Un percorso controcorrente

Anna Zilahy sa di aver scelto «una strada difficile». Si è iscritta alla Freeszfe quando già si era distaccata dalla Szfe, e quindi il diploma che prenderà non rientra nel “programma di emergenza”. «Ma come avrei potuto scegliere la Szfe, sapendo che è controllata dal governo?

Non mi sarei sentita nei miei panni». Zilahy ha scelto la versione “free”, e lo ha fatto anche perché «alla Freeszfe c’è il primo corso di theatre making di tutta l’Ungheria: qui posso imparare non solo a recitare, a scrivere, a dirigere, ma anche gli aspetti gestionali.
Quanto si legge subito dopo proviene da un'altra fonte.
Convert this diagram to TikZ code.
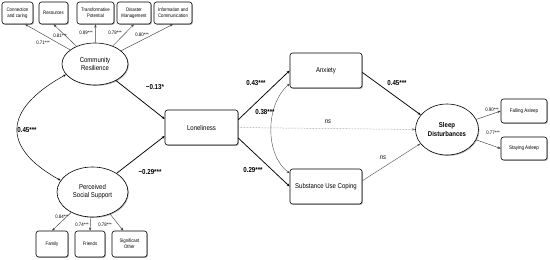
\documentclass[tikz,border=0pt]{standalone}
\usepackage{fontspec}
\setmainfont[FakeStretch=0.86]{Liberation Sans}
\usepackage{tikz}
\usetikzlibrary{arrows.meta, shapes.geometric, shadows, calc}

\tikzset{
	obs/.style={draw, rounded corners=2.5pt, fill=white, line width=0.6pt, align=center, inner sep=0pt,
		drop shadow={shadow xshift=0.9pt, shadow yshift=-0.9pt, opacity=0.6}},
	latent/.style={draw, ellipse, fill=white, line width=0.6pt, align=center, inner sep=0pt,
		drop shadow={shadow xshift=0.9pt, shadow yshift=-0.9pt, opacity=0.6}},
	itemfont/.style={font=\fontsize{5}{5.8}\selectfont},
	mainfont/.style={font=\fontsize{7}{8.2}\selectfont},
	coef/.style={font=\fontsize{7.2}{8}\selectfont\bfseries, inner sep=0pt},
	load/.style={font=\fontsize{5}{5.5}\selectfont, inner sep=0pt},
	path/.style={->, line width=0.75pt},
	loadarrow/.style={->, line width=0.45pt, black!75},
	nsarrow/.style={->, line width=0.45pt, black!65}
}

\begin{document}
\begin{tikzpicture}[x=1pt, y=-1pt, >={Stealth[length=3.2pt,width=2.4pt]}]
	\useasboundingbox (0,0) rectangle (550,260);
	
	% community resilience and its items
	\node[latent, mainfont, minimum width=66, minimum height=42] (cr) at (95,64) {Community\\Resilience};
	\node[obs, itemfont, minimum width=31, minimum height=22] (cc) at (17.5,13) {Connection\\and caring};
	\node[obs, itemfont, minimum width=29, minimum height=22] (res) at (53.5,13) {Resources};
	\node[obs, itemfont, minimum width=37, minimum height=22] (tp) at (95.5,13) {Transformative\\Potential};
	\node[obs, itemfont, minimum width=34, minimum height=22] (dm) at (134,13) {Disaster\\Management};
	\node[obs, itemfont, minimum width=38, minimum height=22] (ic) at (173,13) {Information and\\Communication};
	
	\draw[loadarrow] (cr) -- (cc.-56);
	\draw[loadarrow] (cr) -- (res.south);
	\draw[loadarrow] (cr) -- (tp.south);
	\draw[loadarrow] (cr) -- (dm.south);
	\draw[loadarrow] (cr) -- (ic.south);
	
	\node[load] (l1) at (43,43) {0.71***};
	\node[load] (l2) at (60,36) {0.81***};
	\node[load] (l3) at (86,33) {0.89***};
	\node[load] (l4) at (115,33) {0.78***};
	\node[load] (l5) at (142,35) {0.80***};
	
	% perceived social support and its items
	\node[latent, mainfont, minimum width=71, minimum height=50] (pss) at (92.5,192) {Perceived\\Social Support};
	\node[obs, itemfont, minimum width=32, minimum height=26] (fam) at (52,244) {Family};
	\node[obs, itemfont, minimum width=30, minimum height=26] (fri) at (90,244) {Friends};
	\node[obs, itemfont, minimum width=35, minimum height=26] (so) at (129.5,244) {Significant\\Other};
	
	\draw[loadarrow] (pss) -- (fam.north);
	\draw[loadarrow] (pss) -- (fri.north);
	\draw[loadarrow] (pss) -- (so.115);
	
	\node[load] (l6) at (62,217) {0.84***};
	\node[load] (l7) at (82,225) {0.74***};
	\node[load] (l8) at (105,225) {0.78***};
	
	% covariance of the two predictors
	\draw[<->, line width=0.5pt] (cr.200) .. controls (2,110) and (2,148) .. (pss.160);
	\node[coef] (c0) at (27,130) {0.45***};
	
	% mediators and outcome
	\node[obs, mainfont, minimum width=73, minimum height=35] (lon) at (201.5,127.5) {Loneliness};
	\node[obs, mainfont, minimum width=72, minimum height=35] (anx) at (326,70.5) {Anxiety};
	\node[obs, mainfont, minimum width=72, minimum height=35] (sub) at (326,186.5) {Substance Use Coping};
	\node[latent, font=\fontsize{7}{8.2}\selectfont\bfseries, minimum width=63, minimum height=51] (sd) at (447,129.5) {Sleep\\Disturbances};
	\node[obs, font=\fontsize{5.2}{6}\selectfont, minimum width=46, minimum height=24] (fa) at (524,111) {Falling Asleep};
	\node[obs, font=\fontsize{5.2}{6}\selectfont, minimum width=46, minimum height=23] (sa) at (524,148.5) {Staying Asleep};
	
	\draw[path] (cr) -- (lon.167);
	\draw[path] (pss) -- (lon.193);
	\draw[path] (lon.12) -- (anx.west);
	\draw[path] (lon.-16) -- (sub.west);
	\draw[->, line width=0.5pt, black!55, densely dotted] (lon.east) -- (sd.west);
	\draw[path] (anx.-3) -- (sd.151);
	\draw[nsarrow] (sub.9) -- (sd.208);
	\draw[<->, line width=0.4pt, black!70] (anx.200) .. controls (265,105) and (265,155) .. (sub.160);
	
	\node[coef] (c1) at (155,87) {−0.13*};
	\node[coef] (c2) at (150,172) {−0.29***};
	\node[coef] (c3) at (256,83) {0.43***};
	\node[coef] (c4) at (265,112) {0.38***};
	\node[coef] (c5) at (253,170) {0.29***};
	\node[coef, font=\fontsize{6.8}{8}\selectfont\itshape] (c6) at (328,122) {ns};
	\node[coef] (c7) at (397,83) {0.45***};
	\node[coef, font=\fontsize{6.8}{8}\selectfont\itshape] (c8) at (383,158) {ns};
	
	\draw[loadarrow] (sd) -- (fa.west);
	\draw[loadarrow] (sd) -- (sa.west);
	\node[load] (l9) at (492,110) {0.90***};
	\node[load] (l10) at (493,133) {0.77***};
\end{tikzpicture}
\end{document}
Questo sarà molto utile: so che non avremo alcun supporto dal governo, quindi devo imparare come metter su una produzione». Per fortuna, dice Zilahy, «io credo nel teatro povero: non è avere tanti soldi che fa di una produzione teatrale un capolavoro».

Come immagina il futuro? «Non facile, di sicuro. Avrò un diploma invisibile, in un paese dove l’accesso ai grandi teatri è sotto le mani del governo. Ma c’è una Budapest progressista che resiste, e qui esiste anche una scena teatrale alternativa. L’esperienza alla Freeszfe mi fa sentire parte di una comunità che si supporta a vicenda». Anna Zilahy teme che la situazione politica diventi sempre più dura. «Ma non posso dire di sentirmi hopeless».